__Task objective__
No pictures belong in the copy; return exactly the lines from the one with "Reproduce this chart" through the one with "from matplotlib.patches import Patch", both ends included, and nothing else.

__Exercise materials__
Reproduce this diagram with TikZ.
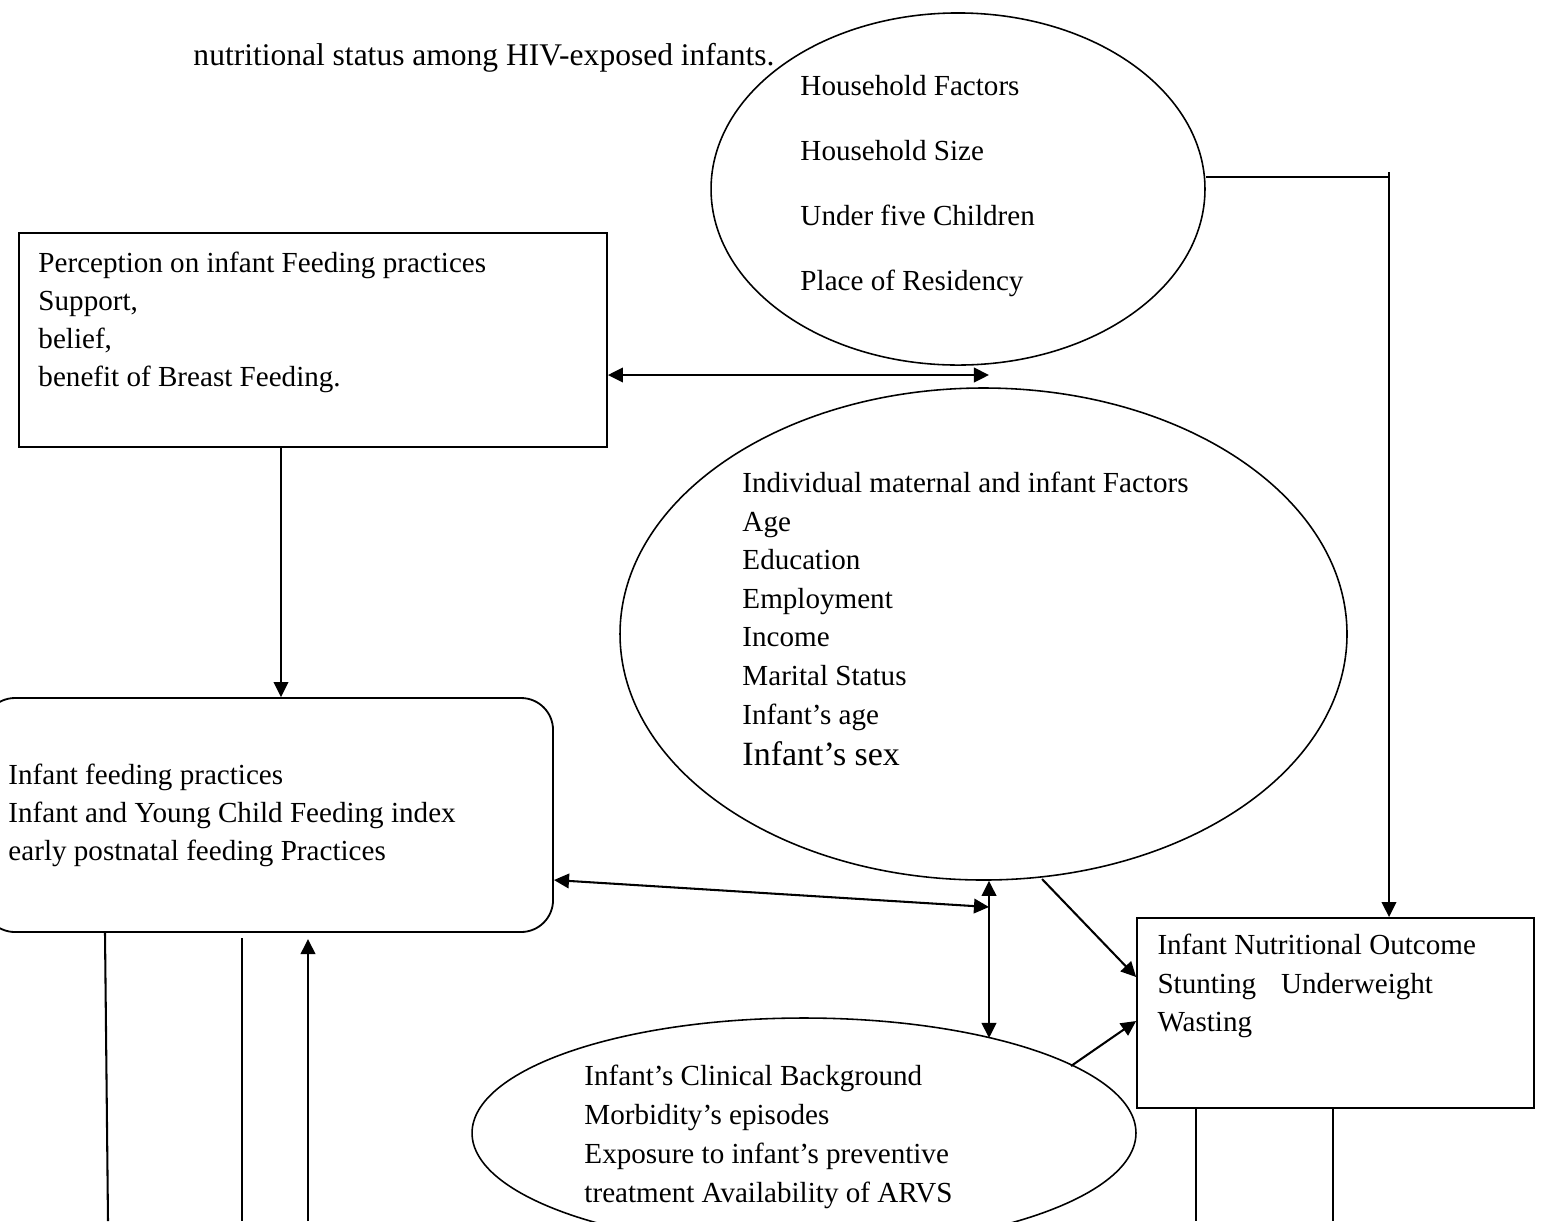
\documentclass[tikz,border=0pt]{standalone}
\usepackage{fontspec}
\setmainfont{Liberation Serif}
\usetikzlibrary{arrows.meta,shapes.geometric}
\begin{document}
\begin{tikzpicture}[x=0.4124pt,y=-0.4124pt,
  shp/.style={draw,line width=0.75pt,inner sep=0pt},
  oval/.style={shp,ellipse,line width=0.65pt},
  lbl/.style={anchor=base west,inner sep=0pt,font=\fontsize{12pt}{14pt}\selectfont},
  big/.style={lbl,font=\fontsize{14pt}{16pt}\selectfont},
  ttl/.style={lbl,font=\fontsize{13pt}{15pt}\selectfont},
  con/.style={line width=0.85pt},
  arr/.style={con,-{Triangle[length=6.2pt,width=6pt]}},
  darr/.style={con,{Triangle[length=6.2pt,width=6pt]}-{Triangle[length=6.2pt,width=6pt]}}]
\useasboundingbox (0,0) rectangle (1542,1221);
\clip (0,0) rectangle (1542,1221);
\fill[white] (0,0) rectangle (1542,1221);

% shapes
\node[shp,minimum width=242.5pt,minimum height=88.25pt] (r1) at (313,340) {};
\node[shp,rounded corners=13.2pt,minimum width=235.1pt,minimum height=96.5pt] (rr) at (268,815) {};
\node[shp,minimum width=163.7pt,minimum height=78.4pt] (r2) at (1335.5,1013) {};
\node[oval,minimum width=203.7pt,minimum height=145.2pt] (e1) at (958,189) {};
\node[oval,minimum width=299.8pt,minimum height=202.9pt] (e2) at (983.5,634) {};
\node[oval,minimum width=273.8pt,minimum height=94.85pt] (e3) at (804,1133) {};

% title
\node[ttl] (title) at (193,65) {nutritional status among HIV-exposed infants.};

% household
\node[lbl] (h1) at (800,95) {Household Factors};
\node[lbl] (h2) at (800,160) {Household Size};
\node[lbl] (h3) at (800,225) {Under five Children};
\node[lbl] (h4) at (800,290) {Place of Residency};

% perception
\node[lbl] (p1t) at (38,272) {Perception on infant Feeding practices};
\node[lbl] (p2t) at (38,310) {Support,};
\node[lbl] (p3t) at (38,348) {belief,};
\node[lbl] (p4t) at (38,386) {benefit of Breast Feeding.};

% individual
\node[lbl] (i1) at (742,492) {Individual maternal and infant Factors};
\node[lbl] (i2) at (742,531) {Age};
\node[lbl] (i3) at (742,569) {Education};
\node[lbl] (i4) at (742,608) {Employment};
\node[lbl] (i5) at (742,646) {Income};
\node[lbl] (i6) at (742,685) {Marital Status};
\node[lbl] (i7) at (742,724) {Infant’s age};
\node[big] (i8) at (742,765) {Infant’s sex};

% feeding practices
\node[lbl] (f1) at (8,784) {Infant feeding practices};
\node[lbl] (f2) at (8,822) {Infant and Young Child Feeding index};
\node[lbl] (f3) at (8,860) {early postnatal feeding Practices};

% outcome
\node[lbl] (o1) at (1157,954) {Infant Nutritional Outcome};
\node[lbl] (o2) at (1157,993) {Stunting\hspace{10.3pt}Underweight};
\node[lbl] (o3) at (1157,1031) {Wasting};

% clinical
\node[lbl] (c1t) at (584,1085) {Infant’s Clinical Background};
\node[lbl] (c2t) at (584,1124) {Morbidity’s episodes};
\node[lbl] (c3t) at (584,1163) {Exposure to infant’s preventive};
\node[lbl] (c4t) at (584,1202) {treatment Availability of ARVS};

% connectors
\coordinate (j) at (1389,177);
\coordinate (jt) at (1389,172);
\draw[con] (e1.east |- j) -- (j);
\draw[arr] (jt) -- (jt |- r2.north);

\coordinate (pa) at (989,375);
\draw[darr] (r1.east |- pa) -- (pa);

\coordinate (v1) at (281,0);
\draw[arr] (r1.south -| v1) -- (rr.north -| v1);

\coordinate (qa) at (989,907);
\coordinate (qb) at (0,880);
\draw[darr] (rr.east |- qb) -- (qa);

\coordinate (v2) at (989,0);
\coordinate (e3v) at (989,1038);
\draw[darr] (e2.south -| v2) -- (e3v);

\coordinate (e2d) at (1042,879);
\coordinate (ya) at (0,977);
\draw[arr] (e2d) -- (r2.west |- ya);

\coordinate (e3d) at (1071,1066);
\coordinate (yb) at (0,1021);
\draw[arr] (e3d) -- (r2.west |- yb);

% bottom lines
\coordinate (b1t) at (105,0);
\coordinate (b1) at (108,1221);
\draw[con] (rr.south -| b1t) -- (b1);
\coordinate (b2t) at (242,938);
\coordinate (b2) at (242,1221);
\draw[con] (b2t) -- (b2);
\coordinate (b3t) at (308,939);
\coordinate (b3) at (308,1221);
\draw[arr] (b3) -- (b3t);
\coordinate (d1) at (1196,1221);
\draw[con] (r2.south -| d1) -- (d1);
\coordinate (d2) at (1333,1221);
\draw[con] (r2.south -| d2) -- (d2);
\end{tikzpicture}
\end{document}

--

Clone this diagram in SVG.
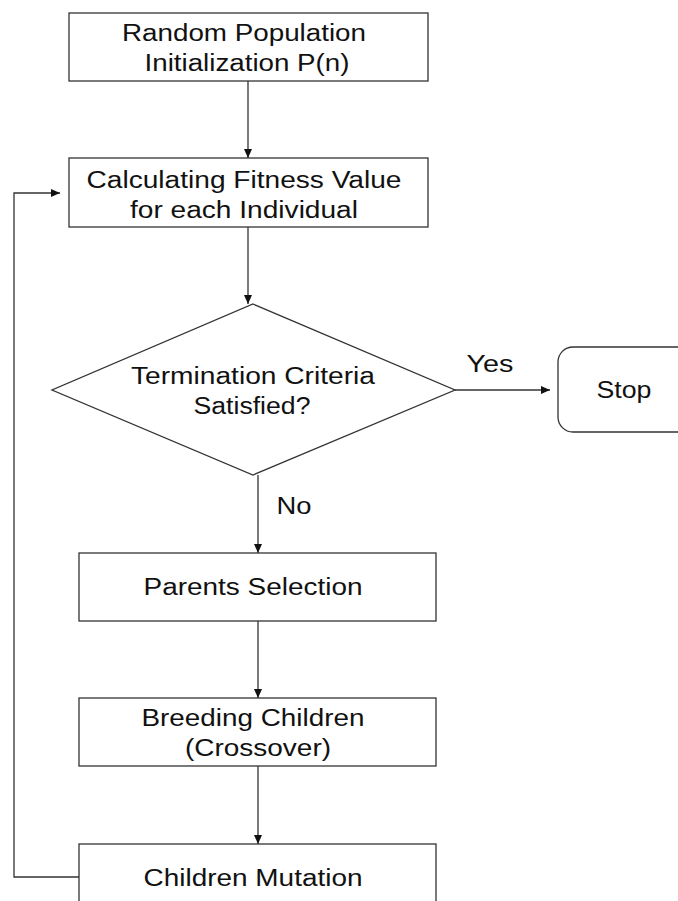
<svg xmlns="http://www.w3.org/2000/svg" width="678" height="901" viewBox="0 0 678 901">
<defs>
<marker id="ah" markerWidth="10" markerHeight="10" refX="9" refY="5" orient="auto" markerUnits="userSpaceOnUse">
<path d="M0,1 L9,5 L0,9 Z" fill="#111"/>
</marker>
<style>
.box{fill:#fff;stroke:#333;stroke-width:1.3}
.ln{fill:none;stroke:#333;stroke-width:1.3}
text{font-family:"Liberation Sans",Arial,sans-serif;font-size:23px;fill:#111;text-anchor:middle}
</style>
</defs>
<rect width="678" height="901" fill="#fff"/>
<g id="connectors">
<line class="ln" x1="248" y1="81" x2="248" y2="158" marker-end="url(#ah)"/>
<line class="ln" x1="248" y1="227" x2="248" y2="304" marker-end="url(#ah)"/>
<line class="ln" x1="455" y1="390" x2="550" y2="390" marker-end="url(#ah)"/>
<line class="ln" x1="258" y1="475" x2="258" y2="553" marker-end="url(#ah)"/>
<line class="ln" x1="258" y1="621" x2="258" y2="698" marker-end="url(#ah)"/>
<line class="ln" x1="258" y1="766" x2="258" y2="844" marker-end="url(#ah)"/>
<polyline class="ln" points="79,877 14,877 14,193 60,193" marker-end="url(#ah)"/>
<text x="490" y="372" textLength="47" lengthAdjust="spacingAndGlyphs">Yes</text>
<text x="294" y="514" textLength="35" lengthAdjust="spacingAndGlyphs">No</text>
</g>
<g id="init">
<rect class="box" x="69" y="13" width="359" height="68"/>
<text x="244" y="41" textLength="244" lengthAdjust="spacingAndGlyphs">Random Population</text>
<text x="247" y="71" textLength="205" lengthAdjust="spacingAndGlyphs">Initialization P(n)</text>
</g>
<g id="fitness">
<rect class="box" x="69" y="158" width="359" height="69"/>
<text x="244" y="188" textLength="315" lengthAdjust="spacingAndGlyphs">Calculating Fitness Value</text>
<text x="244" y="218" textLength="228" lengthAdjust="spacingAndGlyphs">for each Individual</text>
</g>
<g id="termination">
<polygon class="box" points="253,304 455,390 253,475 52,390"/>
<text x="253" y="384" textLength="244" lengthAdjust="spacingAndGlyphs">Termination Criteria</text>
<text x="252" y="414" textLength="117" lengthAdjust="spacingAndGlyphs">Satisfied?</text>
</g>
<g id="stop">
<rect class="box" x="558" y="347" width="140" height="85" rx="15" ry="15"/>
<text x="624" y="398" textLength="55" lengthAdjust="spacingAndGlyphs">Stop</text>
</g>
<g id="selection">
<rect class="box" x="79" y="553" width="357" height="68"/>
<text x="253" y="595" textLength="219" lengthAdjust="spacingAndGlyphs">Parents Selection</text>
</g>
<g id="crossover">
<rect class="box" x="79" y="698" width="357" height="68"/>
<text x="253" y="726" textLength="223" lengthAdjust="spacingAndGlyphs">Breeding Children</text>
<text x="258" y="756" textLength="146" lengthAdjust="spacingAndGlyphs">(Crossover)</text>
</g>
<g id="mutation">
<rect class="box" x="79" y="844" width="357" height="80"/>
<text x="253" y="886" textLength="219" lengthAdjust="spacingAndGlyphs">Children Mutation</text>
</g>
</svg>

--

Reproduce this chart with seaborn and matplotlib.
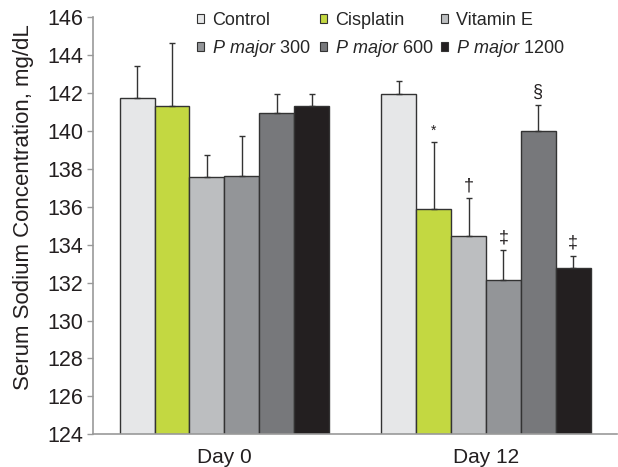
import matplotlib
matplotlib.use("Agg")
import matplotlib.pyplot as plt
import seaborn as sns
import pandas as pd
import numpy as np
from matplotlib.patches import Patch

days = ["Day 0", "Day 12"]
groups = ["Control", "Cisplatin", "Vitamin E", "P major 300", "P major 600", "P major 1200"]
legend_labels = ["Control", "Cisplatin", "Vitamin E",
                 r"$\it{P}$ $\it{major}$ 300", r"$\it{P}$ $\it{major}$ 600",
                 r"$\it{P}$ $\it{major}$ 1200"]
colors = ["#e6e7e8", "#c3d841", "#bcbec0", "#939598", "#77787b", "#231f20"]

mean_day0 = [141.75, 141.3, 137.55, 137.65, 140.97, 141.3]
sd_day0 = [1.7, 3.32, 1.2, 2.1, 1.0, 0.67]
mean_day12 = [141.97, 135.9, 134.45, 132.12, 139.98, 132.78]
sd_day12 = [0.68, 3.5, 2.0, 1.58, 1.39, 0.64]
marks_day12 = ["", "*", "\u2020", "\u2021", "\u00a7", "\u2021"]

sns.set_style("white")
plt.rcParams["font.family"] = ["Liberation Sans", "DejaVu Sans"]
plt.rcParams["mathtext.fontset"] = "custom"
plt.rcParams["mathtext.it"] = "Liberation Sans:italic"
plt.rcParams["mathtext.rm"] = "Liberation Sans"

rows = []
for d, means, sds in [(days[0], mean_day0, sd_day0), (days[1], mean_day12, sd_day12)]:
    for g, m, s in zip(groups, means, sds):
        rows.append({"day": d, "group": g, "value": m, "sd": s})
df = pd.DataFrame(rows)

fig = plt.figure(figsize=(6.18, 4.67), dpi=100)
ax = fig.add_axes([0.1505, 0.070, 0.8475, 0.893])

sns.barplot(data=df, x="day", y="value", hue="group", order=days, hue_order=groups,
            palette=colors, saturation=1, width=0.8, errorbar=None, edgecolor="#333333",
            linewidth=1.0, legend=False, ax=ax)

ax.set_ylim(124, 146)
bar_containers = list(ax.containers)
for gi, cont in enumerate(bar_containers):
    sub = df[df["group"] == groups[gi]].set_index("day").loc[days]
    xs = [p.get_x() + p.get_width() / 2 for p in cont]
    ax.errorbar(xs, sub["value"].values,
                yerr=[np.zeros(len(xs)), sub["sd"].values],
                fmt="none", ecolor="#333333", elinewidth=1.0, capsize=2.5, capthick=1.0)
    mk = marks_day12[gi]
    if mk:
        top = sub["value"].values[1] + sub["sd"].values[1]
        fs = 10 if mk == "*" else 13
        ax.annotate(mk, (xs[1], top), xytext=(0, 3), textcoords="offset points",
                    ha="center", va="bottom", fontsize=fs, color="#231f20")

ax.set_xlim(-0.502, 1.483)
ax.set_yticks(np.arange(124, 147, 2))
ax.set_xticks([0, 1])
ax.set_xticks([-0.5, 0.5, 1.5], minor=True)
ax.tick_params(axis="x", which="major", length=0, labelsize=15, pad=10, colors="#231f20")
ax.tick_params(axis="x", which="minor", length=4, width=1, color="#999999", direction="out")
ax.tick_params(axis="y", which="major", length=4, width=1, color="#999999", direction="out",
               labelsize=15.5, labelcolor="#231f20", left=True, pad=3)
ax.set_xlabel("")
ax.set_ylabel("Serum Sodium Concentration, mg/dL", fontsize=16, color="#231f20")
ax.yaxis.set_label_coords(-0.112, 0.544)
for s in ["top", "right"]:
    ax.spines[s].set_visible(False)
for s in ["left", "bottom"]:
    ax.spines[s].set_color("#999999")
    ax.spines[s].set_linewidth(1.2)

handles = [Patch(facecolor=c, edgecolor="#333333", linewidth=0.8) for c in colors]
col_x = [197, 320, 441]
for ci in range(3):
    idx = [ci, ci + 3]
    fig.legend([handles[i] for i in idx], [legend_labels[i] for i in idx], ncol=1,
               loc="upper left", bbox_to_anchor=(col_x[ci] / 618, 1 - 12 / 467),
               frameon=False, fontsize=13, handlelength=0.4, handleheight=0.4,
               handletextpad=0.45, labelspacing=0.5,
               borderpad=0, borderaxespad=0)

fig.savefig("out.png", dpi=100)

__The answer__
Reproduce this chart with seaborn and matplotlib.
import matplotlib
matplotlib.use("Agg")
import matplotlib.pyplot as plt
import seaborn as sns
import pandas as pd
import numpy as np
from matplotlib.patches import Patch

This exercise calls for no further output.